Expect 75–120 minutes depending on experience and pace. Experienced players who move quickly can finish in 60–75 minutes. New players or anyone prone to analysis paralysis will push it toward two hours.
If downtime is a dealbreaker for your group, Ascension natively supports 2–6 players, plays faster, and doesn’t require combining sets. It’s the most direct comparison. For cooperative play, Legendary: A Marvel Deck Building Game is excellent at 5. But if your group already loves Dominion’s style, combining the base game with Intrigue is the right call.
Frequently Asked Questions
Do you need two copies of Dominion to play with 6 players?
You need a second set of some kind, but it doesn’t have to be a second base game. Dominion Intrigue is the better choice — it includes a full set of basic cards and adds 26 new Kingdom cards. Two base copies work too, but you’ll have redundant Kingdom piles you’ll never touch.
Does Dominion Intrigue work as a standalone game for 6 players?
No. Intrigue alone still only supports up to 4 players.

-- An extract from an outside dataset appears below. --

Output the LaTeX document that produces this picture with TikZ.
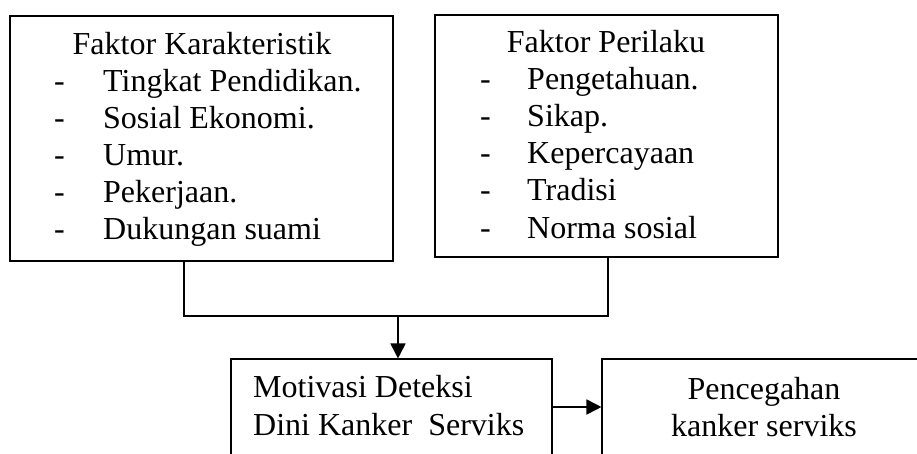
\documentclass[tikz,border=0pt]{standalone}
\usepackage{fontspec}
\setmainfont{Liberation Serif}
\usetikzlibrary{arrows.meta}
\begin{document}
\begin{tikzpicture}[x=1pt,y=-1pt,
  box/.style={draw=black,line width=1.1pt,rectangle,inner sep=0pt},
  txt/.style={inner sep=0pt,font=\fontsize{32}{37}\selectfont},
  item/.style={txt,anchor=base west},
  dashmark/.style={txt,anchor=base west},
  conn/.style={line width=1.3pt},
  arr/.style={line width=1.8pt,-{Triangle[length=15pt,width=15pt]}}]
\useasboundingbox (0,0) rectangle (917,454);
\clip (0,0) rectangle (917,454);
% boxes
\node[box,minimum width=383pt,minimum height=245pt] (k) at (201.5,138.5) {};
\node[box,minimum width=343pt,minimum height=242pt] (p) at (606.5,136) {};
\node[box,minimum width=321pt,minimum height=130pt] (m) at (391.5,424) {};
\node[box,minimum width=340pt,minimum height=130pt] (c) at (772,424) {};
% box 1 text
\node[txt,anchor=base] (kt) at (202,55) {Faktor Karakteristik};
\foreach \y/\t [count=\i] in {92/Tingkat Pendidikan.,129/Sosial Ekonomi.,166/Umur.,203/Pekerjaan.,240/Dukungan suami}{
  \node[dashmark] (kd\i) at (54,\y) {-};
  \node[item] (ki\i) at (103,\y) {\t};
}
% box 2 text
\node[txt,anchor=base] (pt) at (606,53) {Faktor Perilaku};
\foreach \y/\t [count=\i] in {90/Pengetahuan.,127/Sikap.,164/Kepercayaan,201/Tradisi,238/Norma sosial}{
  \node[dashmark] (pd\i) at (480,\y) {-};
  \node[item] (pi\i) at (527,\y) {\t};
}
% bottom boxes text
\node[item] (m1) at (253,397) {Motivasi Deteksi};
\node[item] (m2) at (253,435) {Dini Kanker\ \ Serviks};
\node[txt,anchor=base] (c1) at (764,399) {Pencegahan};
\node[txt,anchor=base] (c2) at (764,436) {kanker serviks};
% connectors
\coordinate (j1) at (184,316);
\coordinate (j2) at (608,316);
\coordinate (j3) at (398,316);
\coordinate (ay) at (0,407);
\draw[conn] (k.south -| j1) -- (j1) -- (j2) -- (p.south -| j2);
\draw[arr] (j3) -- (m.north -| j3);
\draw[arr] (m.east |- ay) -- (c.west |- ay);
\end{tikzpicture}
\end{document}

It’s designed to stand alone (2–4) or combine with the base game to enable 5–6 player games. You need both boxes for a 6-player game.
How long does a 6-player game of Dominion take?
Expect 75–120 minutes. Experienced groups who play at a clip can finish in 60–75. New players or slow decision-makers will push it toward two hours.
How do you scale Victory and Curse cards for 6 players?
Use 15 of each Victory card type in the Supply, plus 18 Estates in starting decks. For Curses, use 10 per player beyond the first — that’s 50 Curse cards total for 6 players. Both adjustments require cards from a second set.
What’s the best deck-building game that supports 6 players natively?
Ascension is the most natural answer — 2–6 players out of the box, faster than Dominion, works well with larger groups. If you specifically love Dominion’s style, combining the base game with Intrigue is your best path to a solid 6-player experience.